Prelude
古本屋の仕事の日は、いつも決まって3時ごろにコーヒーを淹れる。
生豆を取り寄せて、僕が自宅で焙煎をしていて、店主はこの時間を楽しみにしてくれている。
豆を挽いて、フィルターを用意して、湯を沸かす。
抽出している間、手を動かしながらあてもなく考えごとをする。
コーヒーの抽出液を眼で捉えてはいるけれど、頭の中では、「これはどこか遠い大地の血液だ」とか考えていて、気付いた時には抽出しすぎていたりする。
生産者、流通に関わる人、そして木や土、虫たち、水、太陽、もっとたくさんの遠い国のできごとが、僕の目の前で一滴ずつ水面を転がっていく。
今日もやり過ごさず、大切にいただこうと思っている横で、店主が重そうに蓄音機を持ち出してくる。

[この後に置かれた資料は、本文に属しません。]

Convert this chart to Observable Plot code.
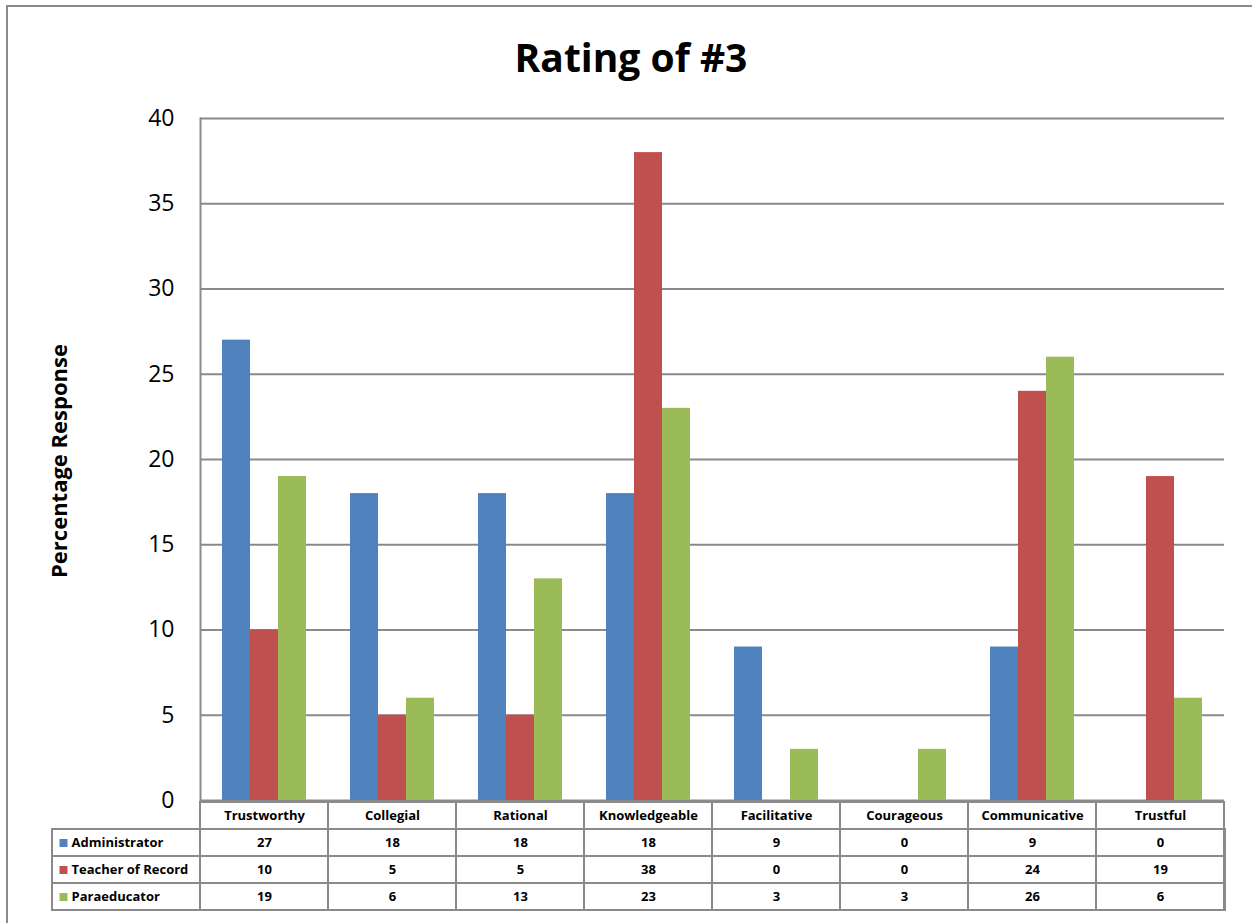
<!DOCTYPE html>
<html>
<head>
<meta charset="utf-8">
<script src="https://cdn.jsdelivr.net/npm/d3@7"></script>
<script src="https://cdn.jsdelivr.net/npm/@observablehq/plot@0.6"></script>
<style>
  html, body { margin: 0; padding: 0; background: #fff; overflow: hidden; }
  #page { position: relative; width: 1252px; height: 923px; overflow: hidden; font-family: "Open Sans", sans-serif; color: #000; }
  #page svg { position: absolute; left: 0; }
  #border { position: absolute; left: 6px; top: 5px; width: 1400px; height: 1000px; border: 2px solid #8a8a8a; box-sizing: border-box; pointer-events: none; }
  #title { position: absolute; left: 0; width: 1262px; top: 37px; text-align: center; font-weight: 700; font-size: 39px; line-height: 39px; }
  #ylabel { position: absolute; left: -92px; width: 300px; top: 446px; height: 30px; line-height: 30px; text-align: center; font-weight: 700; font-size: 22px; transform: rotate(-90deg); transform-origin: 150px 15px; }
</style>
</head>
<body>
<div id="page">
  <div id="title">Rating of #3</div>
  <div id="ylabel">Percentage Response</div>
  <div id="border"></div>
</div>
<script>
// Categories rated and the share of each respondent group choosing them
const categories = ["Trustworthy", "Collegial", "Rational", "Knowledgeable", "Facilitative", "Courageous", "Communicative", "Trustful"];
const seriesNames = ["Administrator", "Teacher of Record", "Paraeducator"];
const seriesColors = ["#4F81BD", "#C0504D", "#9BBB59"];
const administrator = [27, 18, 18, 18, 9, 0, 9, 0];
const teacherOfRecord = [10, 5, 5, 38, 0, 0, 24, 19];
const paraeducator = [19, 6, 13, 23, 3, 3, 26, 6];
const yTicks = [0, 5, 10, 15, 20, 25, 30, 35, 40];

const seriesValues = [administrator, teacherOfRecord, paraeducator];
const rows = categories.flatMap((category, i) =>
  seriesNames.map((series, j) => ({category, series, value: seriesValues[j][i]}))
);

const gridColor = "#8a8a8a";
const page = document.getElementById("page");

// Grouped bar chart: one facet per category, one bar per respondent group
const chart = Plot.plot({
  width: 1252,
  height: 802,
  marginTop: 118,
  marginBottom: 2,
  marginLeft: 199,
  marginRight: 27,
  style: {background: "transparent", overflow: "visible", fontFamily: "'Open Sans', sans-serif", color: "#000"},
  fx: {domain: categories, padding: 0, axis: null},
  x: {domain: seriesNames, paddingInner: 0, paddingOuter: 0.75, axis: null},
  y: {domain: [0, 40]},
  color: {domain: seriesNames, range: seriesColors},
  marks: [
    Plot.gridY(yTicks, {stroke: gridColor, strokeOpacity: 1, strokeWidth: 2}),
    Plot.barY(rows, {fx: "category", x: "series", y: "value", fill: "series"}),
    Plot.frame({anchor: "left", stroke: gridColor, strokeWidth: 2, facetAnchor: "left"}),
    Plot.axisY(yTicks, {tickSize: 0, tickPadding: 26, fontSize: 23, label: null, facetAnchor: "left"})
  ]
});
chart.style.top = "0px";
page.insertBefore(chart, document.getElementById("border"));

// Data table under the chart, sharing the category columns
const headerKey = "category";
const table = Plot.plot({
  width: 1252,
  height: 115,
  marginTop: 2,
  marginBottom: 2,
  marginLeft: 52,
  marginRight: 27,
  style: {background: "transparent", overflow: "visible", fontFamily: "'Open Sans', sans-serif", fontSize: "13px", fontWeight: "bold", color: "#000"},
  x: {domain: categories, range: [199, 1225], padding: 0, axis: null},
  y: {domain: [headerKey, ...seriesNames], padding: 0, axis: null},
  color: {domain: seriesNames, range: seriesColors},
  marks: [
    Plot.cell(seriesNames, {y: d => d, fill: "none", stroke: gridColor, strokeWidth: 2}),
    Plot.cell(categories, {x: d => d, y: () => headerKey, fill: "none", stroke: gridColor, strokeWidth: 2}),
    Plot.cell(rows, {x: "category", y: "series", fill: "none", stroke: gridColor, strokeWidth: 2}),
    Plot.text(categories, {x: d => d, y: () => headerKey, text: d => d}),
    Plot.text(rows, {x: "category", y: "series", text: "value"}),
    Plot.dot(seriesNames, {y: d => d, frameAnchor: "left", dx: 11, symbol: "square", r: 4.5, fill: d => d}),
    Plot.text(seriesNames, {y: d => d, frameAnchor: "left", dx: 19, textAnchor: "start", text: d => d})
  ]
});
table.style.top = "798px";
page.insertBefore(table, document.getElementById("border"));
</script>
</body>
</html>
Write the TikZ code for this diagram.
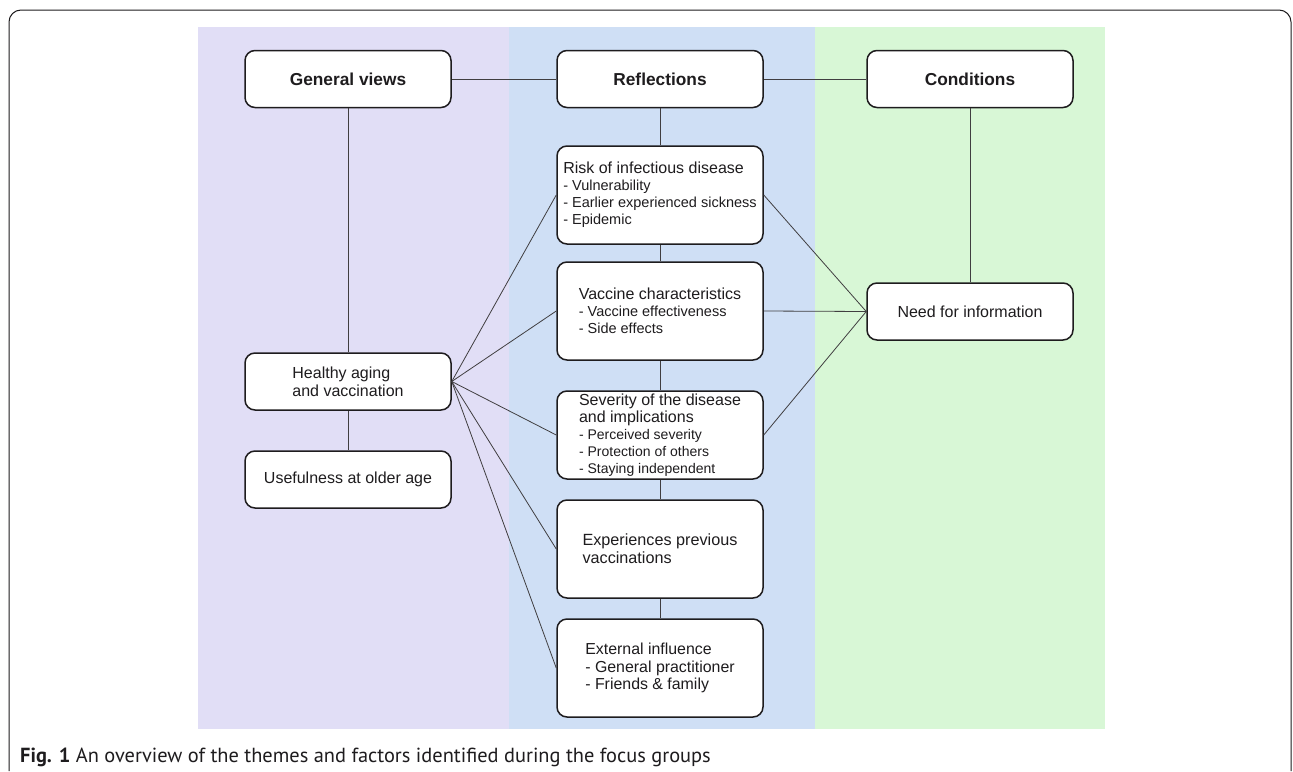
\documentclass[tikz,border=0pt]{standalone}
\usepackage{fontspec}
\setmainfont{Liberation Sans}
\newfontfamily\capfont{PT Sans}
\definecolor{pviolet}{RGB}{225,222,246}
\definecolor{pblue}{RGB}{207,223,245}
\definecolor{pgreen}{RGB}{216,247,214}
\definecolor{ink}{RGB}{30,28,30}
\tikzset{
  box/.style={draw=ink, line width=1.5pt, rounded corners=10pt, fill=white,
    minimum width=206pt, align=left, inner sep=0pt, text=ink,
    font=\fontsize{14.5}{17}\selectfont},
  hdr/.style={box, minimum height=57pt, font=\fontsize{17.3}{20}\selectfont\bfseries},
  link/.style={draw=ink!85, line width=0.8pt}
}
\newcommand{\ttl}[1]{{\fontsize{16}{17}\selectfont #1}}
\begin{document}
\begin{tikzpicture}[x=1pt,y=-1pt]
\useasboundingbox (0,0) rectangle (1293,771);
\fill[white] (0,0) rectangle (1293,771);
% panels
\fill[pviolet] (198,27) rectangle (509,729);
\fill[pblue] (509,27) rectangle (815,729);
\fill[pgreen] (815,27) rectangle (1105,729);
% frame
\draw[ink, line width=1pt, rounded corners=12pt] (9,771) -- (9,10) -- (1291,10) -- (1291,771);
% header boxes
\node[hdr] (gv) at (348,79) {General views};
\node[hdr] (refl) at (660,79) {Reflections};
\node[hdr] (cond) at (970,79) {Conditions};
% left column
\node[box, minimum height=57pt, font=\fontsize{16}{18}\selectfont] (ha) at (348,381.5) {Healthy aging\\and vaccination};
\node[box, minimum height=57pt, font=\fontsize{16}{18}\selectfont] (use) at (348,479.5) {Usefulness at older age};
% middle column
\node[box, minimum height=98pt] (risk) at (660,195) {\ttl{Risk of infectious disease}\\- Vulnerability\\- Earlier experienced sickness\\- Epidemic};
\node[box, minimum height=98pt] (vac) at (660,311) {\ttl{Vaccine characteristics}\\- Vaccine effectiveness\\- Side effects};
\node[box, minimum height=88pt, font=\fontsize{14}{17}\selectfont] (sev) at (660,435) {\ttl{Severity of the disease}\\\ttl{and implications}\\- Perceived severity\\- Protection of others\\- Staying independent};
\node[box, minimum height=98pt, font=\fontsize{16.2}{18}\selectfont] (exp) at (660,549) {Experiences previous\\vaccinations};
\node[box, minimum height=98pt, font=\fontsize{15.9}{17.5}\selectfont] (ext) at (660,668) {External influence\\- General practitioner\\- Friends \& family};
% right column
\node[box, minimum height=57pt, font=\fontsize{16}{19}\selectfont] (need) at (970,311.5) {Need for information};
% connectors
\draw[link] (gv) -- (refl);
\draw[link] (refl) -- (cond);
\draw[link] (gv) -- (ha);
\draw[link] (ha) -- (use);
\draw[link] (refl) -- (risk);
\draw[link] (risk) -- (vac);
\draw[link] (vac) -- (sev);
\draw[link] (sev) -- (exp);
\draw[link] (exp) -- (ext);
\draw[link] (cond) -- (need);
\foreach \t in {risk,vac,sev,exp,ext}{\draw[link] (ha.east) -- (\t.west);}
\foreach \t in {risk,vac,sev}{\draw[link] (\t.east) -- (need.west);}
% caption
\node[anchor=base west, inner sep=0pt, text=ink] (cap) at (20,762)
  {\capfont\fontsize{20.4}{24}\selectfont\textbf{Fig. 1} An overview of the themes and factors identified during the focus groups};
\end{tikzpicture}
\end{document}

淹れたコーヒーと果物をいただきながら、レコードを再生する。いくつかSPの題名を確認して、無伴奏チェロ組曲第一番、Preludeをターンテーブルに乗せる。
そっと針を落とすと、チェロの神様、カザルスの演奏が蓄音機からあふれだす。
1900年代前半の、遠い異国の演奏が、当時の空気をまるごと孕んでレコードの溝に刻まれている。
音を聴くのではなくて、空気ごと肺に取り込んで感じるような音楽。
遠い土地の生命が詰まったコーヒーを味わいながら、はるか昔の世界の音を吸う。
僕は毎日のように、古本と古いおもちゃに囲まれて働いていて、あちこち訪ねることはできないけれど、こうして自分の暮らしはささやかながら、一方的であっても、世界と繋がっている。
うれしくなって、何故か知らない人の作ったごはんが食べたくなった。家の近くの町中華に寄って帰る。